I don't think we owe the survival of Greek sources to the Romans exclusively. Had Rome been destroyed and wiped out, we wouldn't have Latin texts, but the Hellenistic kingdoms could have carried on and Greek would have remained a prestige language in the Eastern Mediterranean.
Easter Roman Empire was the Greek part of the empire. It later became the Byzantine empire which was Greek Roman
I don't get how this relates to the counterfactual I was describing.
[dead]
[flagged]
Wes Anderson’s “The Phoenician Scheme” is coming out in the next few weeks…
It’s fascinating to see how culture spreads without mass migration. It challenges the assumption that gene flow equals cultural influence. The way the Phoenicians built identity through connection rather than colonization reminds me of how communication today happens through networks rather than borders. How many other ancient empires were actually cultural ecosystems?

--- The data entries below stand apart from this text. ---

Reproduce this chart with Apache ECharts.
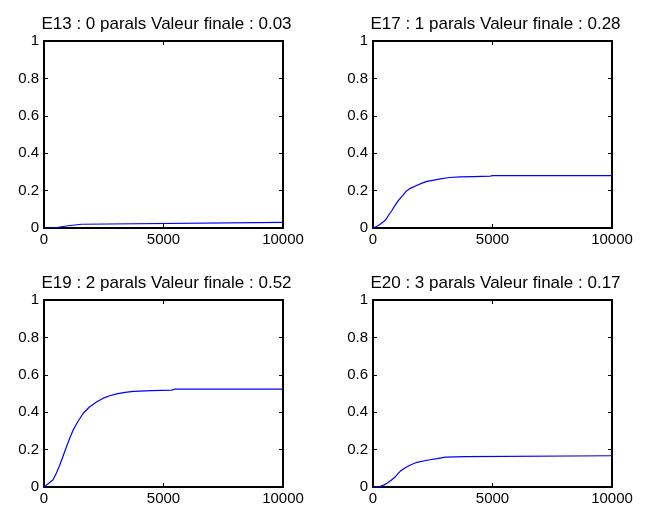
<!DOCTYPE html>
<html>
<head>
<meta charset="utf-8">
<script src="https://cdn.jsdelivr.net/npm/echarts@6/dist/echarts.min.js"></script>
<style>html,body{margin:0;padding:0;background:#fff}#c{width:652px;height:509px}</style>
</head>
<body>
<div id="c"></div>
<script>
const titles = [
  "E13 : 0 parals Valeur finale : 0.03",
  "E17 : 1 parals Valeur finale : 0.28",
  "E19 : 2 parals Valeur finale : 0.52",
  "E20 : 3 parals Valeur finale : 0.17"
];
const xTicks = [0, 5000, 10000];
const yTicks = [0, 0.2, 0.4, 0.6, 0.8, 1];

const e13X = [0, 240, 240, 590, 590, 1010, 1010, 1570, 1570, 10000];
const e13Y = [0, 0, 0.004, 0.004, 0.012, 0.012, 0.02, 0.02, 0.03, 0.03];

const e17X = [0, 150, 300, 516, 650, 795, 930, 1074, 1250, 1400, 1562, 1800, 2050, 2259, 2500, 2817, 3200, 3654, 4200, 4909, 5000, 10000];
const e17Y = [0, 0.008, 0.02, 0.041, 0.068, 0.095, 0.122, 0.149, 0.175, 0.198, 0.212, 0.226, 0.24, 0.249, 0.255, 0.263, 0.27, 0.273, 0.275, 0.277, 0.28, 0.28];

const e19X = [0, 200, 378, 520, 657, 800, 937, 1080, 1217, 1400, 1636, 1900, 2196, 2476, 2750, 3035, 3400, 3734, 4500, 5343, 5450, 10000];
const e19Y = [0, 0.02, 0.039, 0.075, 0.116, 0.166, 0.214, 0.262, 0.304, 0.346, 0.393, 0.428, 0.455, 0.475, 0.488, 0.498, 0.506, 0.511, 0.515, 0.518, 0.523, 0.523];

const e20X = [0, 150, 307, 450, 586, 760, 934, 1144, 1350, 1562, 1841, 2259, 2678, 3026, 3863, 3933, 10000];
const e20Y = [0, 0.001, 0.004, 0.01, 0.02, 0.036, 0.055, 0.085, 0.103, 0.118, 0.132, 0.143, 0.152, 0.16, 0.162, 0.167, 0.167];

const seriesX = [e13X, e17X, e19X, e20X];
const seriesY = [e13Y, e17Y, e19Y, e20Y];

const grids = [
  {left: 44, top: 41, width: 239, height: 187},
  {left: 373, top: 41, width: 239, height: 187},
  {left: 44, top: 300, width: 239, height: 187},
  {left: 373, top: 300, width: 239, height: 187}
];

const font = 'Liberation Sans, Arial, sans-serif';
const option = {
  animation: false,
  backgroundColor: '#ffffff',
  title: [], grid: [], xAxis: [], yAxis: [], series: []
};

grids.forEach((g, i) => {
  option.grid.push(Object.assign({show: true, borderWidth: 0, backgroundColor: '#fff'}, g));
  option.title.push({
    text: titles[i], left: g.left + g.width / 2 - 2, top: g.top - 30, textAlign: 'center',
    textStyle: {fontFamily: font, fontSize: 17, fontWeight: 'normal', color: '#000'}
  });
  const common = {
    type: 'value', gridIndex: i, splitLine: {show: false},
    axisLine: {show: true, onZero: false, lineStyle: {color: '#000', width: 2}},
    axisTick: {show: true, inside: true, length: 4, lineStyle: {color: '#000', width: 1}}
  };
  const lbl = {color: '#000', fontFamily: font, fontSize: 15, margin: 5, showMaxLabel: true, showMinLabel: true,
               formatter: v => String(v)};
  option.xAxis.push(Object.assign({}, common, {
    position: 'bottom', min: xTicks[0], max: xTicks[xTicks.length - 1], interval: xTicks[1] - xTicks[0],
    axisLabel: Object.assign({}, lbl, {margin: 4})
  }));
  option.xAxis.push(Object.assign({}, common, {
    position: 'top', min: xTicks[0], max: xTicks[xTicks.length - 1], interval: xTicks[1] - xTicks[0],
    axisLabel: {show: false}
  }));
  option.yAxis.push(Object.assign({}, common, {
    position: 'left', min: yTicks[0], max: yTicks[yTicks.length - 1], interval: yTicks[1] - yTicks[0],
    axisLabel: lbl
  }));
  option.yAxis.push(Object.assign({}, common, {
    position: 'right', min: yTicks[0], max: yTicks[yTicks.length - 1], interval: yTicks[1] - yTicks[0],
    axisLabel: {show: false}
  }));
  option.series.push({
    type: 'line', xAxisIndex: i * 2, yAxisIndex: i * 2,
    data: seriesX[i].map((x, k) => [x, seriesY[i][k]]),
    showSymbol: false, symbol: 'none',
    lineStyle: {color: '#0000ff', width: 1.2}, itemStyle: {color: '#0000ff'},
    clip: true
  });
});

const chart = echarts.init(document.getElementById('c'), null, {renderer: 'canvas'});
chart.setOption(option);
</script>
</body>
</html>
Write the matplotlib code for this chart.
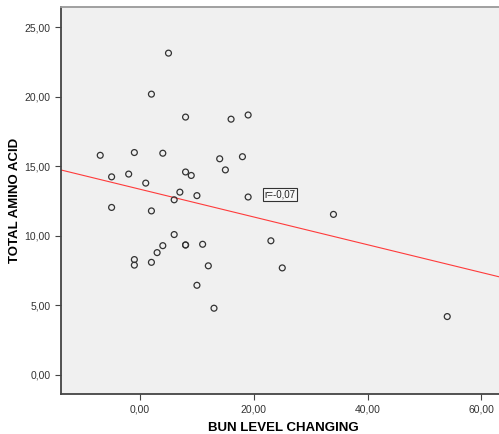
import numpy as np
import matplotlib
matplotlib.use("Agg")
import matplotlib.pyplot as plt

plt.rcParams["font.family"] = ["Liberation Sans", "DejaVu Sans"]

# BUN level changing vs total amino acid
bun_change = [5, 2, 8, 16, 19, -7, -1, 4, 14, 18, 15, -5, -2, 8, 9, 1, 7, 10, 19, 6,
              -5, 2, 6, -1, -1, 2, 3, 4, 8, 8, 11, 12, 10, 13, 34, 23, 25, 54]
total_aa = [23.15, 20.2, 18.55, 18.4, 18.7, 15.8, 16.0, 15.95, 15.55, 15.7, 14.75, 14.25,
            14.45, 14.6, 14.35, 13.8, 13.15, 12.9, 12.8, 12.6, 12.05, 11.8, 10.1, 8.3,
            7.9, 8.1, 8.8, 9.3, 9.35, 9.35, 9.4, 7.85, 6.45, 4.8, 11.55, 9.65, 7.7, 4.2]
r_label = "r=-0,07"

x_ticks = [0, 20, 40, 60]
y_ticks = [0, 5, 10, 15, 20, 25]

fig = plt.figure(figsize=(4.99, 4.34), dpi=100)
ax = fig.add_axes([0.1222, 0.0922, 0.8778, 0.8917])
ax.set_facecolor("#f0f0f0")

ax.scatter(bun_change, total_aa, s=18, facecolors="none", edgecolors="#333333",
           linewidths=0.9, zorder=3)

slope, intercept = np.polyfit(bun_change, total_aa, 1)
xs = np.array([-13.9, 63.1])
ax.plot(xs, intercept + slope * xs, color="#ff3b3b", lw=0.8, zorder=2)

ax.text(21.9, 13.0, r_label, fontsize=7, va="center", ha="left", color="#222222",
        bbox=dict(boxstyle="square,pad=0.15", fc="#f7f7f7", ec="#333333", lw=0.8))

ax.set_xlim(-13.9, 63.1)
ax.set_ylim(-1.37, 26.47)
ax.set_xticks(x_ticks)
ax.set_yticks(y_ticks)
ax.set_xticklabels([f"{v:.2f}".replace(".", ",") for v in x_ticks])
ax.set_yticklabels([f"{v:.2f}".replace(".", ",") for v in y_ticks])
ax.tick_params(direction="out", length=4, width=0.8, color="#444444",
               labelsize=7.5, labelcolor="#333333")

for side in ["left", "bottom"]:
    ax.spines[side].set_color("#444444")
    ax.spines[side].set_linewidth(1.3)
ax.spines["top"].set_color("#999999")
ax.spines["top"].set_linewidth(1.3)
ax.spines["right"].set_visible(False)

ax.set_xlabel("BUN LEVEL CHANGING", fontsize=9.5, fontweight="bold", va="center")
ax.xaxis.set_label_coords(0.507, -0.088)
ax.set_ylabel("TOTAL AMINO ACID", fontsize=9.5, fontweight="bold", va="center")
ax.yaxis.set_label_coords(-0.105, 0.499)

fig.savefig("out.png", dpi=100)
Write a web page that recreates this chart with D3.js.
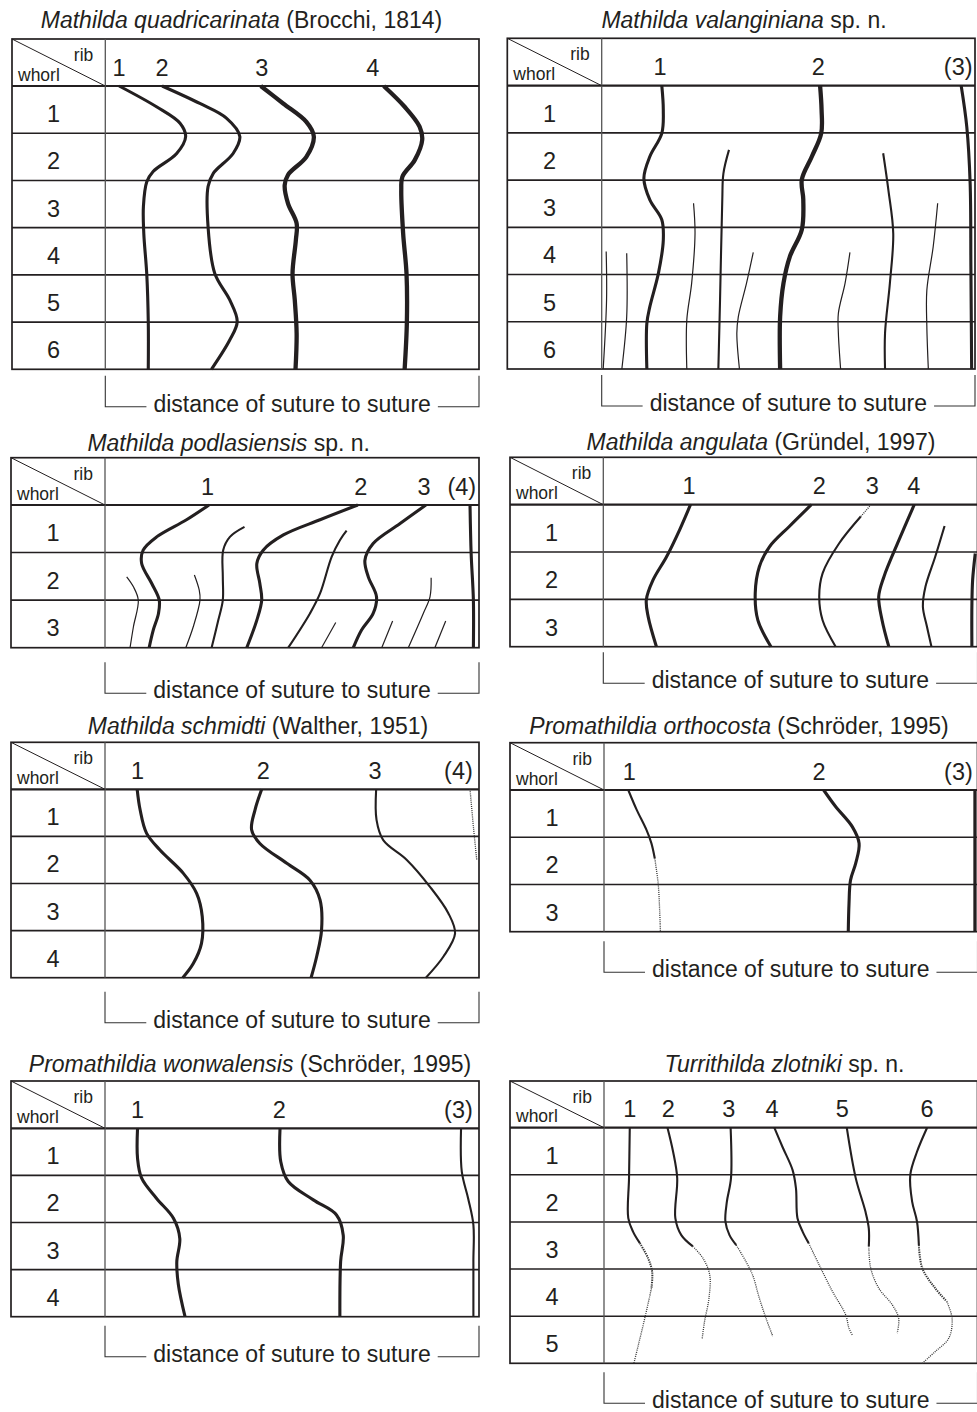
<!DOCTYPE html>
<html>
<head>
<meta charset="utf-8">
<script src="https://cdn.jsdelivr.net/npm/d3@7"></script>
<style>
body { margin: 0; background: #fff; }
text { font-family: "Liberation Sans", Arial, sans-serif; fill: #231f20; white-space: pre; }
</style>
</head>
<body>
<svg id="fig" width="977" height="1412"></svg>
<script>
// titles: [italic name, author part]
var titles = [
  ["Mathilda quadricarinata", " (Brocchi, 1814)"],
  ["Mathilda valanginiana", " sp. n."],
  ["Mathilda podlasiensis", " sp. n."],
  ["Mathilda angulata", " (Gründel, 1997)"],
  ["Mathilda schmidti", " (Walther, 1951)"],
  ["Promathildia orthocosta", " (Schröder, 1995)"],
  ["Promathildia wonwalensis", " (Schröder, 1995)"],
  ["Turrithilda zlotniki", " sp. n."]
];

var whorlCounts = [6, 6, 3, 3, 4, 3, 4, 5];

// rib labels: [label, position as fraction of suture-to-suture distance]
var ribLabels = [
  [["1", .037], ["2", .152], ["3", .419], ["4", .716]],
  [["1", .156], ["2", .58], ["(3)", .955]],
  [["1", .274], ["2", .684], ["3", .853], ["(4)", .954]],
  [["1", .229], ["2", .577], ["3", .719], ["4", .83]],
  [["1", .087], ["2", .423], ["3", .722], ["(4)", .945]],
  [["1", .068], ["2", .576], ["(3)", .949]],
  [["1", .087], ["2", .466], ["(3)", .945]],
  [["1", .069], ["2", .172], ["3", .334], ["4", .45], ["5", .638], ["6", .865]]
];

// ribs: [strength, [[whorl, fraction], ...]]
var quadricarinataRibs = [
  ["bold", [[0,.037],[.44,.137],[.79,.2],[1.07,.215],[1.43,.191],[1.81,.128],[2.03,.111],[2.55,.102],[3.12,.103],[3.99,.111],[5,.115],[6,.115]]],
  ["bold", [[0,.152],[.37,.253],[.68,.324],[1.07,.36],[1.43,.342],[1.85,.289],[2.13,.275],[2.98,.275],[3.97,.293],[4.53,.333],[4.99,.353],[5.38,.333],[6,.284]]],
  ["heavy", [[0,.416],[.37,.476],[.76,.538],[1.07,.558],[1.5,.538],[1.88,.489],[2.1,.48],[2.49,.489],[2.91,.512],[3.26,.51],[3.97,.501],[4.53,.507],[5.24,.512],[6,.509]]],
  ["heavy", [[0,.745],[.44,.801],[.86,.841],[1.14,.848],[1.57,.828],[1.92,.795],[2.2,.792],[3.12,.797],[3.97,.806],[5,.807],[6,.801]]]
];

var valanginianaRibs = [
  ["bold", [[0,.161],[.51,.165],[1.01,.161],[1.5,.129],[1.96,.113],[2.42,.129],[2.84,.161],[3.27,.165],[3.97,.152],[4.68,.129],[5.03,.121],[6,.121]]],
  ["heavy", [[0,.585],[.51,.589],[1.01,.588],[1.5,.563],[1.99,.536],[2.41,.54],[3.05,.536],[3.62,.504],[4.18,.487],[4.89,.478],[6,.478]]],
  ["bold", [[0,.963],[.87,.978],[2.07,.987],[3.83,.989],[6,.991]]],
  ["medium", [[1.36,.341],[1.86,.326],[2.42,.323],[4.54,.317],[6,.3125]]],
  ["medium", [[1.43,.754],[2.21,.768],[3.13,.781],[4.18,.772],[5.24,.759],[6,.759]]],
  ["fine", [[2.49,.246],[3.13,.25],[4.18,.241],[4.96,.228],[6,.228]]],
  ["fine", [[2.49,.9],[3.41,.888],[4.33,.871],[5.1,.871],[6,.875]]],
  ["fine", [[3.51,.012],[4.54,.013],[6,.004]]],
  ["fine", [[3.55,.067],[4.89,.067],[6,.054]]],
  ["fine", [[3.53,.406],[4.18,.388],[4.89,.366],[5.24,.362],[6,.369]]],
  ["fine", [[3.53,.665],[4.18,.652],[4.82,.634],[5.24,.634],[6,.64]]]
];

var podlasiensisRibs = [
  ["bold", [[0,.278],[.31,.218],[.67,.138],[.95,.102],[1.23,.098],[1.65,.125],[2,.145],[2.28,.143],[2.63,.129],[3,.118]]],
  ["bold", [[0,.676],[.31,.575],[.63,.477],[.95,.423],[1.23,.406],[1.65,.414],[2,.419],[2.42,.406],[3,.379]]],
  ["bold", [[0,.858],[.39,.789],[.81,.717],[1.16,.695],[1.51,.704],[1.93,.726],[2.28,.717],[2.63,.686],[3,.664]]],
  ["bold", [[0,.976],[1.02,.979],[2,.985],[3,.985]]],
  ["medium", [[.46,.373],[.67,.334],[.95,.316],[1.51,.315],[2,.315],[2.42,.303],[3,.285]]],
  ["medium", [[.54,.646],[.74,.628],[1.09,.606],[1.86,.575],[2.28,.548],[3,.49]]],
  ["fine", [[1.51,.058],[1.72,.076],[2,.089],[2.56,.076],[3,.067]]],
  ["fine", [[1.47,.239],[1.79,.252],[2,.254],[2.56,.236],[3,.216]]],
  ["fine", [[1.53,.872],[1.93,.869],[2.28,.851],[3,.811]]],
  ["fine", [[2.47,.617],[3,.579]]],
  ["fine", [[2.44,.769],[3,.74]]],
  ["fine", [[2.44,.911],[3,.882]]]
];

var angulataRibs = [
  ["bold", [[0,.233],[.53,.204],[1.1,.169],[1.59,.133],[2.01,.115],[2.37,.12],[3,.142]]],
  ["bold", [[0,.556],[.46,.497],[.89,.444],[1.31,.417],[1.87,.406],[2.44,.413],[3,.448]]],
  ["dotted", [[.03,.712],[.25,.688]]],
  ["medium", [[.25,.688],[.82,.63],[1.45,.586],[1.94,.577],[2.44,.586],[3,.621]]],
  ["bold", [[0,.831],[.75,.79],[1.52,.75],[1.94,.736],[2.44,.745],[3,.763]]],
  ["medium", [[.45,.912],[1.1,.887],[1.73,.861],[2.15,.854],[2.58,.865],[3,.877]]],
  ["bold", [[1.03,.994],[1.59,.987],[2.15,.985],[3,.985]]]
];

var schmidtiRibs = [
  ["bold", [[0,.086],[.44,.094],[.93,.111],[1.29,.147],[1.78,.209],[2.21,.245],[2.7,.26],[3.27,.258],[3.7,.236],[4,.208]]],
  ["bold", [[0,.419],[.44,.401],[.86,.392],[1.15,.414],[1.57,.486],[1.93,.548],[2.35,.575],[2.99,.579],[3.55,.566],[4,.551]]],
  ["medium", [[0,.725],[.65,.726],[1.08,.744],[1.5,.807],[2.07,.869],[2.63,.918],[3.06,.936],[3.55,.905],[4,.858]]],
  ["dotted", [[0,.976],[.79,.985],[1.5,.994]]]
];

var orthocostaRibs = [
  ["medium", [[0,.065],[.41,.087],[.85,.114],[1.13,.127],[1.45,.136]]],
  ["dotted", [[1.45,.136],[1.98,.145],[2.54,.149],[3,.151]]],
  ["bold", [[0,.588],[.35,.62],[.78,.665],[1.13,.683],[1.55,.674],[1.91,.66],[2.4,.656],[3,.654]]],
  ["bold", [[0,.993],[3,.993]]]
];

var wonwalensisRibs = [
  ["bold", [[0,.087],[.64,.087],[1.06,.098],[1.49,.138],[1.91,.183],[2.34,.2],[2.83,.192],[3.31,.196],[4,.214]]],
  ["bold", [[0,.468],[.71,.47],[1.13,.49],[1.52,.557],[1.84,.619],[2.27,.637],[2.83,.63],[4,.628]]],
  ["medium", [[0,.952],[.92,.954],[1.49,.971],[2.05,.985],[2.83,.985],[4,.985]]]
];

var zlotnikiRibs = [
  ["medium", [[0,.069],[1.07,.067],[1.92,.065],[2.21,.078],[2.45,.096]]],
  ["dotted-strong", [[2.45,.096],[2.77,.118],[3.06,.129],[3.41,.127]]],
  ["dotted", [[3.41,.127],[4.05,.109],[4.61,.092],[5,.08]]],
  ["medium", [[0,.17],[.51,.185],[1.07,.196],[1.92,.191],[2.28,.207],[2.52,.238]]],
  ["dotted", [[2.52,.238],[2.77,.265],[3.12,.283],[3.62,.281],[4.12,.269],[4.47,.263]]],
  ["medium", [[0,.339],[1.07,.34],[1.57,.329],[1.99,.325],[2.28,.336],[2.49,.354]]],
  ["dotted", [[2.49,.354],[2.84,.38],[3.13,.398],[3.62,.416],[4.05,.434],[4.43,.452]]],
  ["medium", [[0,.456],[.41,.478],[.9,.505],[1.29,.514],[1.92,.518],[2.21,.532],[2.45,.548]]],
  ["dotted", [[2.45,.548],[2.91,.576],[3.48,.612],[3.97,.647],[4.26,.656],[4.4,.665]]],
  ["medium", [[0,.65],[1.07,.674],[1.78,.7],[2.14,.709],[2.52,.709]]],
  ["dotted", [[2.52,.709],[2.98,.714],[3.41,.736],[3.76,.772],[4.05,.789],[4.36,.785]]],
  ["medium", [[0,.865],[.51,.838],[1,.82],[1.57,.825],[1.99,.838],[2.49,.843]]],
  ["dotted-strong", [[2.49,.843],[2.98,.852],[3.41,.887],[3.69,.918]]],
  ["dotted", [[3.69,.918],[4.05,.932],[4.47,.923],[4.75,.887],[5,.852]]]
];

var ribSets = [quadricarinataRibs, valanginianaRibs, podlasiensisRibs, angulataRibs,
               schmidtiRibs, orthocostaRibs, wonwalensisRibs, zlotnikiRibs];

var bracketText = "distance of suture to suture";

// panel boxes on the page
var layout = [
  {left:12,    top:39,     div:105.3, right:479,   head:86,     bottom:369.3,  tx:241.5, ty:28,     brk:37.4},
  {left:507.3, top:38.3,   div:601.7, right:975,   head:85.7,   bottom:369,    tx:744,   ty:28.3,   brk:37},
  {left:11,    top:457.7,  div:105,   right:479,   head:505,    bottom:647.7,  tx:228.7, ty:450.7,  brk:45.6},
  {left:510,   top:457.3,  div:603.3, right:977.5, head:504.7,  bottom:646.7,  tx:761,   ty:450,    brk:36.6},
  {left:11,    top:742.3,  div:105,   right:479,   head:789.3,  bottom:977.7,  tx:258,   ty:734,    brk:45},
  {left:510,   top:742.7,  div:604,   right:977.5, head:790,    bottom:931.7,  tx:739,   ty:734,    brk:40.6},
  {left:11,    top:1081,   div:105,   right:479,   head:1128.3, bottom:1316.7, tx:250,   ty:1072.3, brk:40},
  {left:510,   top:1081,   div:604,   right:977.5, head:1127.7, bottom:1363.3, tx:784.5, ty:1072.3, brk:40}
];

var strokeOf = {heavy: 4.3, bold: 3.1, medium: 2.1, fine: 1.2, dotted: 1.3, "dotted-strong": 2};
var dashOf = {dotted: "1,1.1", "dotted-strong": "1.3,1"};
var ink = "#231f20";

var svg = d3.select("#fig");
svg.append("rect").attr("width", 977).attr("height", 1412).attr("fill", "#fff");

layout.forEach(function(p, i) {
  var g = svg.append("g");
  var n = whorlCounts[i];
  var x = d3.scaleLinear().domain([0, 1]).range([p.div, p.right]);
  var y = d3.scaleLinear().domain([0, n]).range([p.head, p.bottom]);

  // title
  var t = g.append("text")
    .attr("x", p.tx).attr("y", p.ty)
    .attr("text-anchor", "middle")
    .style("font-size", "23px");
  t.append("tspan").style("font-style", "italic").text(titles[i][0]);
  t.append("tspan").text(titles[i][1]);

  // table
  g.append("rect")
    .attr("x", p.left).attr("y", p.top)
    .attr("width", p.right - p.left).attr("height", p.bottom - p.top)
    .attr("fill", "none").attr("stroke", ink).attr("stroke-width", 1.7);

  g.selectAll(".row")
    .data(d3.range(1, n))
    .enter().append("line")
    .attr("x1", p.left).attr("x2", p.right)
    .attr("y1", function(k) { return y(k); })
    .attr("y2", function(k) { return y(k); })
    .attr("stroke", ink).attr("stroke-width", 1.6);

  g.append("line")
    .attr("x1", p.left).attr("x2", p.right)
    .attr("y1", p.head).attr("y2", p.head)
    .attr("stroke", ink).attr("stroke-width", 2.2);

  g.append("line")
    .attr("x1", p.div).attr("x2", p.div)
    .attr("y1", p.top).attr("y2", p.bottom)
    .attr("stroke", "#555").attr("stroke-width", 1.3);

  g.append("line")
    .attr("x1", p.left).attr("y1", p.top)
    .attr("x2", p.div).attr("y2", p.head)
    .attr("stroke", ink).attr("stroke-width", 1);

  g.append("text")
    .attr("x", p.div - 12).attr("y", p.top + 22)
    .attr("text-anchor", "end")
    .style("font-size", "17.5px").text("rib");
  g.append("text")
    .attr("x", p.left + 6).attr("y", p.head - 5.5)
    .style("font-size", "17.5px").text("whorl");

  // whorl numbers
  g.selectAll(".wn")
    .data(d3.range(n))
    .enter().append("text")
    .attr("x", (p.left + p.div) / 2 - 5)
    .attr("y", function(k) { return (y(k) + y(k + 1)) / 2 + 12.5; })
    .attr("text-anchor", "middle")
    .style("font-size", "23.5px")
    .text(function(k) { return k + 1; });

  // rib numbers
  g.selectAll(".rl")
    .data(ribLabels[i])
    .enter().append("text")
    .attr("x", function(d) { return x(d[1]); })
    .attr("y", p.head - 10.5)
    .attr("text-anchor", "middle")
    .style("font-size", "23.5px")
    .text(function(d) { return d[0]; });

  // ribs
  var ribLine = d3.line()
    .x(function(d) { return x(d[1]); })
    .y(function(d) { return y(d[0]); })
    .curve(d3.curveCatmullRom.alpha(0.5));

  g.selectAll(".rib")
    .data(ribSets[i])
    .enter().append("path")
    .attr("d", function(d) { return ribLine(d[1]); })
    .attr("fill", "none")
    .attr("stroke", function(d) { return dashOf[d[0]] ? "#333" : ink; })
    .attr("stroke-width", function(d) { return strokeOf[d[0]]; })
    .attr("stroke-dasharray", function(d) { return dashOf[d[0]] || null; });

  // suture-to-suture bracket
  var ly = p.bottom + p.brk;
  var label = g.append("text")
    .attr("x", (p.div + p.right) / 2).attr("y", ly + 5)
    .attr("text-anchor", "middle")
    .style("font-size", "23px")
    .text(bracketText);
  var tw = label.node().getComputedTextLength();
  var c = (p.div + p.right) / 2;
  var bp = "M" + p.div + "," + (ly - 31) + "V" + ly + "H" + (c - tw / 2 - 7) +
           "M" + (c + tw / 2 + 7) + "," + ly + "H" + p.right + "V" + (ly - 31);
  g.append("path").attr("d", bp)
    .attr("fill", "none").attr("stroke", "#333").attr("stroke-width", 1.1);
});
</script>
</body>
</html>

I’m pretty sure this is an AI bot of some kind, especially after reviewing its history.
Have you send an email to hn@ycombinator.com so dang and tomhow can take a look? Remember to add a link to https://news.ycombinator.com/threads?id=Lirael to save them a click.
> challenges the assumption that gene flow equals cultural influence
Have you perhaps heard of anime? Or seen how widespread men's suits are? Or looked up how much images of Jesus and Mary (the ones from the Christian religion) vary across the world?
Its just trade. It really is that simple.